# softmatter:Radius of Gyration

The radius of gyration Rg is a measure of the distribution of a collection of particles around the center of mass of the particles. The radius of gyration can be represented as scalar value or as a vector quantity (termed the principle radii of gyration). The radius of gyration and principle radii of gyration are often applied to individual polymers or aggregates of particles/polymers (such as spherical micelles).

## End to End distance

A flexible, freely jointed polymer chain--a chain with no Angle Bending or Bond Rotation restrictions--can access a huge number of configurations, however, over long times, the distribution of configurations is equivalent to a random walk process. The distance between the ends of the polymer chain composed of n beads, average bond length l, and characteristic ratio (polymer) $C_\infty$ can be expressed as [1]:

$\langle R^2 \rangle_0 = C_\infty n l^2$ ,

where,

$C_\infty = \frac{b_n^2}{l^2}$

where, bn is the effective random-walk step of the polymer.

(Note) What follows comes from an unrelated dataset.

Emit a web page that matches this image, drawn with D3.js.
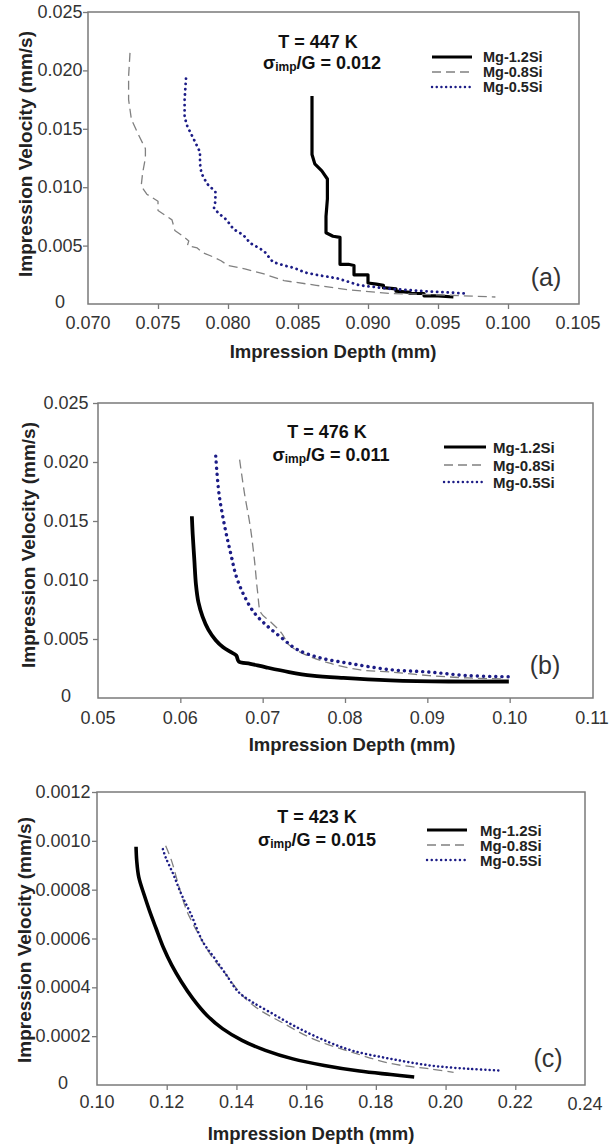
<!DOCTYPE html>
<html><head><meta charset="utf-8">
<script src="https://cdn.jsdelivr.net/npm/d3@7"></script>
<style>
html,body{margin:0;padding:0;background:#fff;}
text{font-family:"Liberation Sans",Arial,sans-serif;}
</style></head>
<body><svg id="chart" width="613" height="1144"></svg>
<script>
// ---------- DATA ----------
const seriesNames = ["Mg-1.2Si", "Mg-0.8Si", "Mg-0.5Si"];

// Panel (a) T = 447 K
const aXTicks = [0.070, 0.075, 0.080, 0.085, 0.090, 0.095, 0.100, 0.105];
const aXTickLabels = ["0.070", "0.075", "0.080", "0.085", "0.090", "0.095", "0.100", "0.105"];
const aYTicks = [0, 0.005, 0.010, 0.015, 0.020, 0.025];
const aYTickLabels = ["0", "0.005", "0.010", "0.015", "0.020", "0.025"];
const aMg12 = [[0.0860,0.0178],[0.0860,0.0150],[0.0860,0.0128],[0.0862,0.0120],[0.0867,0.0114],[0.0871,0.0107],[0.0871,0.0090],[0.0870,0.0075],[0.0870,0.0061],[0.0875,0.0058],[0.0880,0.0057],[0.0880,0.0045],[0.0880,0.0034],[0.0886,0.0034],[0.0890,0.0033],[0.0890,0.0025],[0.0895,0.0025],[0.0900,0.0025],[0.0900,0.0018],[0.0906,0.0017],[0.0911,0.0016],[0.0911,0.0014],[0.0920,0.0013],[0.0920,0.0011],[0.0930,0.0010],[0.0930,0.0009],[0.0940,0.0009],[0.0940,0.0007],[0.0950,0.0007],[0.0961,0.0006]];
const aMg08 = [[0.0730,0.0215],[0.0729,0.0195],[0.0729,0.0175],[0.0731,0.0158],[0.0736,0.0145],[0.0741,0.0133],[0.0741,0.0125],[0.0739,0.0112],[0.0738,0.0101],[0.0742,0.0094],[0.0750,0.0088],[0.0750,0.0080],[0.0755,0.0076],[0.0760,0.0072],[0.0762,0.0063],[0.0768,0.0058],[0.0772,0.0054],[0.0771,0.0050],[0.0778,0.0048],[0.0782,0.0044],[0.0790,0.0040],[0.0795,0.0037],[0.0800,0.0033],[0.0812,0.0030],[0.0825,0.0026],[0.0840,0.0020],[0.0863,0.0016],[0.0887,0.0012],[0.0916,0.0009],[0.0947,0.0008],[0.0991,0.0006]];
const aMg05 = [[0.0770,0.0193],[0.0769,0.0175],[0.0769,0.0160],[0.0771,0.0152],[0.0776,0.0140],[0.0780,0.0130],[0.0780,0.0120],[0.0781,0.0112],[0.0785,0.0103],[0.0791,0.0096],[0.0791,0.0088],[0.0790,0.0082],[0.0793,0.0078],[0.0799,0.0072],[0.0804,0.0064],[0.0811,0.0059],[0.0816,0.0052],[0.0822,0.0048],[0.0826,0.0045],[0.0832,0.0036],[0.0840,0.0033],[0.0847,0.0031],[0.0855,0.0027],[0.0863,0.0025],[0.0878,0.0022],[0.0894,0.0016],[0.0916,0.0013],[0.0940,0.0011],[0.0970,0.0009]];

// Panel (b) T = 476 K
const bXTicks = [0.05, 0.06, 0.07, 0.08, 0.09, 0.10, 0.11];
const bXTickLabels = ["0.05", "0.06", "0.07", "0.08", "0.09", "0.10", "0.11"];
const bYTicks = [0, 0.005, 0.010, 0.015, 0.020, 0.025];
const bYTickLabels = ["0", "0.005", "0.010", "0.015", "0.020", "0.025"];
const bMg12 = [[0.0614,0.0154],[0.0615,0.0139],[0.0617,0.0117],[0.0619,0.0096],[0.0622,0.0081],[0.0627,0.0069],[0.0634,0.0058],[0.0643,0.0049],[0.0652,0.0043],[0.0661,0.0039],[0.0668,0.0036],[0.0671,0.0031],[0.0685,0.0029],[0.0704,0.0026],[0.0732,0.0022],[0.0760,0.0019],[0.0798,0.0017],[0.0855,0.0015],[0.0926,0.0014],[0.0999,0.0014]];
const bMg08 = [[0.0672,0.0202],[0.0678,0.0173],[0.0685,0.0145],[0.0690,0.0117],[0.0694,0.0089],[0.0698,0.0072],[0.0709,0.0065],[0.0723,0.0055],[0.0732,0.0045],[0.0751,0.0037],[0.0779,0.0030],[0.0817,0.0024],[0.0855,0.0022],[0.0902,0.0019],[0.0949,0.0017],[0.0996,0.0016]];
const bMg05 = [[0.0643,0.0205],[0.0647,0.0173],[0.0654,0.0145],[0.0661,0.0123],[0.0668,0.0103],[0.0678,0.0086],[0.0690,0.0072],[0.0704,0.0062],[0.0723,0.0051],[0.0742,0.0041],[0.0770,0.0034],[0.0808,0.0029],[0.0855,0.0024],[0.0902,0.0022],[0.0949,0.0019],[0.1001,0.0018]];

// Panel (c) T = 423 K
const cXTicks = [0.10, 0.12, 0.14, 0.16, 0.18, 0.20, 0.22, 0.24];
const cXTickLabels = ["0.10", "0.12", "0.14", "0.16", "0.18", "0.20", "0.22", "0.24"];
const cYTicks = [0, 0.0002, 0.0004, 0.0006, 0.0008, 0.0010, 0.0012];
const cYTickLabels = ["0", "0.0002", "0.0004", "0.0006", "0.0008", "0.0010", "0.0012"];
const cMg12 = [[0.1112,0.000976],[0.1114,0.000918],[0.1120,0.00085],[0.1135,0.00078],[0.1151,0.000712],[0.1169,0.000643],[0.1191,0.000561],[0.1214,0.000492],[0.1242,0.000423],[0.1275,0.000354],[0.1315,0.000286],[0.1360,0.000231],[0.1416,0.000183],[0.1483,0.000142],[0.1562,0.000107],[0.1652,0.00008],[0.1753,0.000057],[0.1843,0.000043],[0.1910,0.000033]];
const cMg08 = [[0.1197,0.00098],[0.1214,0.000918],[0.1236,0.000808],[0.1258,0.000712],[0.1292,0.000616],[0.1326,0.000533],[0.1371,0.000451],[0.1416,0.000368],[0.1461,0.000313],[0.1528,0.000258],[0.1618,0.00019],[0.1730,0.000135],[0.1843,0.000088],[0.1955,0.000066],[0.2023,0.000052]];
const cMg05 = [[0.1189,0.000966],[0.1197,0.000932],[0.1219,0.000863],[0.1242,0.000781],[0.1270,0.000698],[0.1303,0.000588],[0.1337,0.00052],[0.1371,0.000451],[0.1405,0.000382],[0.1444,0.000341],[0.1494,0.0003],[0.1562,0.000245],[0.1641,0.00019],[0.1730,0.000142],[0.1843,0.000107],[0.1955,0.00008],[0.2067,0.000066],[0.2163,0.000059]];

// ---------- DRAWING ----------
const svg = d3.select("#chart");
svg.append("rect").attr("width",613).attr("height",1144).attr("fill","#fff");

const styles = [
  {stroke:"#000", width:3.2, dash:null, cap:"butt"},
  {stroke:"#808080", width:1.3, dash:"9,5", cap:"butt"},
  {stroke:"#1c1c86", width:2.8, dash:"0.1,5.2", cap:"round"}
];

function drawPanel(p){
  const g = svg.append("g");
  const x = d3.scaleLinear().domain(p.xDomain).range([p.left, p.right]);
  const y = d3.scaleLinear().domain(p.yDomain).range([p.bottom, p.top]);

  g.append("rect").attr("x",p.left).attr("y",p.top)
    .attr("width",p.boxRight-p.left).attr("height",p.bottom-p.top)
    .attr("fill","none").attr("stroke","#7a7a7a").attr("stroke-width",1.5);

  const xAxis = d3.axisBottom(x).tickValues(p.xTicks.filter(t=>x(t) < p.boxRight-2 && t!==p.xDomain[0])).tickSize(5).tickFormat("");
  const gx = g.append("g").attr("transform",`translate(0,${p.bottom})`).call(xAxis);
  gx.select(".domain").remove();
  gx.selectAll("line").attr("stroke","#7a7a7a").attr("stroke-width",1.3);
  const yAxis = d3.axisLeft(y).tickValues(p.yTicks.filter(t=>t!==0)).tickSize(5).tickFormat("");
  const gy = g.append("g").attr("transform",`translate(${p.left},0)`).call(yAxis);
  gy.select(".domain").remove();
  gy.selectAll("line").attr("stroke","#7a7a7a").attr("stroke-width",1.3);

  g.selectAll(".xl").data(p.xTicks).enter().append("text")
    .attr("x",(d)=>Math.min(x(d), p.boxRight+3)).attr("y",(d)=>p.bottom+p.xLabDy+(x(d)>p.boxRight-2 && p.lastLow ? 2:0))
    .attr("text-anchor","middle").attr("dominant-baseline","central")
    .attr("font-size",18).attr("fill","#333").text((d,i)=>p.xTickLabels[i]);
  g.selectAll(".yl").data(p.yTicks).enter().append("text")
    .attr("x",p.yLabX).attr("y",(d)=>y(d)-(d===0?2:0))
    .attr("text-anchor","middle").attr("dominant-baseline","central")
    .attr("font-size",18).attr("fill","#333").text((d,i)=>p.yTickLabels[i]);

  g.append("text").attr("x",p.xTitle[0]).attr("y",p.xTitle[1])
    .attr("text-anchor","middle").attr("dominant-baseline","central")
    .attr("font-size",18.5).attr("font-weight","bold").attr("fill","#222").text("Impression Depth (mm)");
  g.append("text").attr("transform",`translate(${p.yTitle[0]},${p.yTitle[1]}) rotate(-90)`)
    .attr("text-anchor","middle").attr("dominant-baseline","central")
    .attr("font-size",19).attr("font-weight","bold").attr("fill","#222").text("Impression Velocity (mm/s)");

  const line = d3.line().x(d=>x(d[0])).y(d=>y(d[1])).curve(p.curve);
  p.series.forEach((s,i)=>{
    const st = styles[i];
    g.append("path").datum(s).attr("d",line).attr("fill","none")
      .attr("stroke",st.stroke).attr("stroke-width",(i===2?p.dotW:(i===0?p.blackW:st.width)))
      .attr("stroke-dasharray",(i===2?p.dotDash:st.dash)).attr("stroke-linecap",st.cap)
      .attr("stroke-linejoin","round");
  });

  seriesNames.forEach((n,i)=>{
    const st = styles[i];
    const yy = p.legendY[i];
    g.append("line").attr("x1",p.legendX[0]).attr("x2",p.legendX[1]).attr("y1",yy).attr("y2",yy)
      .attr("stroke",st.stroke).attr("stroke-width",i===0?3.2:(i===2?2.4:1.3))
      .attr("stroke-dasharray",i===2?"0.1,4.6":st.dash).attr("stroke-linecap",st.cap);
    g.append("text").attr("x",p.legendX[2]).attr("y",yy).attr("dominant-baseline","central")
      .attr("font-size",p.legendFont).attr("font-weight","bold").attr("fill","#222").text(n);
  });

  g.append("text").attr("x",p.ann1[0]).attr("y",p.ann1[1]).attr("text-anchor","middle")
    .attr("dominant-baseline","central").attr("font-size",18).attr("font-weight","bold").attr("fill","#111")
    .text(p.temp);
  const t2 = g.append("text").attr("x",p.ann2[0]).attr("y",p.ann2[1]).attr("text-anchor","middle")
    .attr("dominant-baseline","central").attr("font-size",18).attr("font-weight","bold").attr("fill","#111");
  t2.append("tspan").text("σ");
  t2.append("tspan").attr("font-size",12).attr("dy",4).text("imp");
  t2.append("tspan").attr("dy",-4).text("/G = " + p.ratio);

  g.append("text").attr("x",p.letter[0]).attr("y",p.letter[1]).attr("text-anchor","middle")
    .attr("dominant-baseline","central").attr("font-size",25).attr("fill","#333").text(p.letterText);
}

drawPanel({
  xDomain:[0.070,0.105], yDomain:[0,0.025], left:88, right:578, boxRight:579, top:12, bottom:304,
  xTicks:aXTicks, xTickLabels:aXTickLabels, yTicks:aYTicks, yTickLabels:aYTickLabels,
  xLabDy:19, yLabX:60, lastLow:false,
  xTitle:[333,351], yTitle:[25,154],
  series:[aMg12,aMg08,aMg05], curve:d3.curveLinear, blackW:3.2, dotW:2.8, dotDash:"0.1,5.2",
  legendX:[432,472,483], legendY:[57,72,87], legendFont:14.5,
  temp:"T = 447 K", ratio:"0.012", ann1:[318,42], ann2:[322,63],
  letter:[546,277], letterText:"(a)"
});
drawPanel({
  xDomain:[0.05,0.11], yDomain:[0,0.025], left:98, right:592, boxRight:593, top:403, bottom:698,
  xTicks:bXTicks, xTickLabels:bXTickLabels, yTicks:bYTicks, yTickLabels:bYTickLabels,
  xLabDy:20, yLabX:66, lastLow:false,
  xTitle:[352,744], yTitle:[28,545],
  series:[bMg12,bMg08,bMg05], curve:d3.curveCatmullRom, blackW:3.8, dotW:3.4, dotDash:"0.1,6",
  legendX:[444,486,493], legendY:[447,465,482], legendFont:15,
  temp:"T = 476 K", ratio:"0.011", ann1:[327,432], ann2:[331,455],
  letter:[545,665], letterText:"(b)"
});
drawPanel({
  xDomain:[0.10,0.24], yDomain:[0,0.0012], left:97, right:585, boxRight:585, top:792, bottom:1085,
  xTicks:cXTicks, xTickLabels:cXTickLabels, yTicks:cYTicks, yTickLabels:cYTickLabels,
  xLabDy:17, yLabX:63, lastLow:true,
  xTitle:[311,1133], yTitle:[24,940],
  series:[cMg12,cMg08,cMg05], curve:d3.curveCatmullRom, blackW:3.6, dotW:2.5, dotDash:"0.1,4.2",
  legendX:[427,467,480], legendY:[830,845,860], legendFont:15,
  temp:"T = 423 K", ratio:"0.015", ann1:[317,817], ann2:[317,840],
  letter:[548,1058], letterText:"(c)"
});
</script></body></html>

## Radius of Gyration (scalar)

If we consider a polymer chain composed of n beads, the radius of gyration is defined as the root-mean-square average distance between any bead on the chain and center of mass of the chain. This can be expressed as [1]:

$R_g^2 = \left \langle \frac{1}{2}n^{-2}\left(\sum_{i=1}^{n}\sum_{j=1}^{n}(R_{ij})^2\right) \right \rangle$,

where (Rij)2 is the squared radial distance between beads.

There are various mathematical constructions of the radius of gyration that are equivalent, including:

$R_g^2 = \left \langle \frac{1}{n} \sum_{k=1}^{n} \left( \mathbf{q}_{k} - \mathbf{q}_{com} \right)^{2} \right \rangle$,

where qk corresponds to the coordinates of particle k, and qcom is the cooridnates of the location of the center of mass of the chain.

For a freely jointed polymer chain, the radius of gyration can be related to the end to end polymer length as follows [1]:

$R_g = \frac{\langle R^2 \rangle_0^{1/2}}{\sqrt{6}}$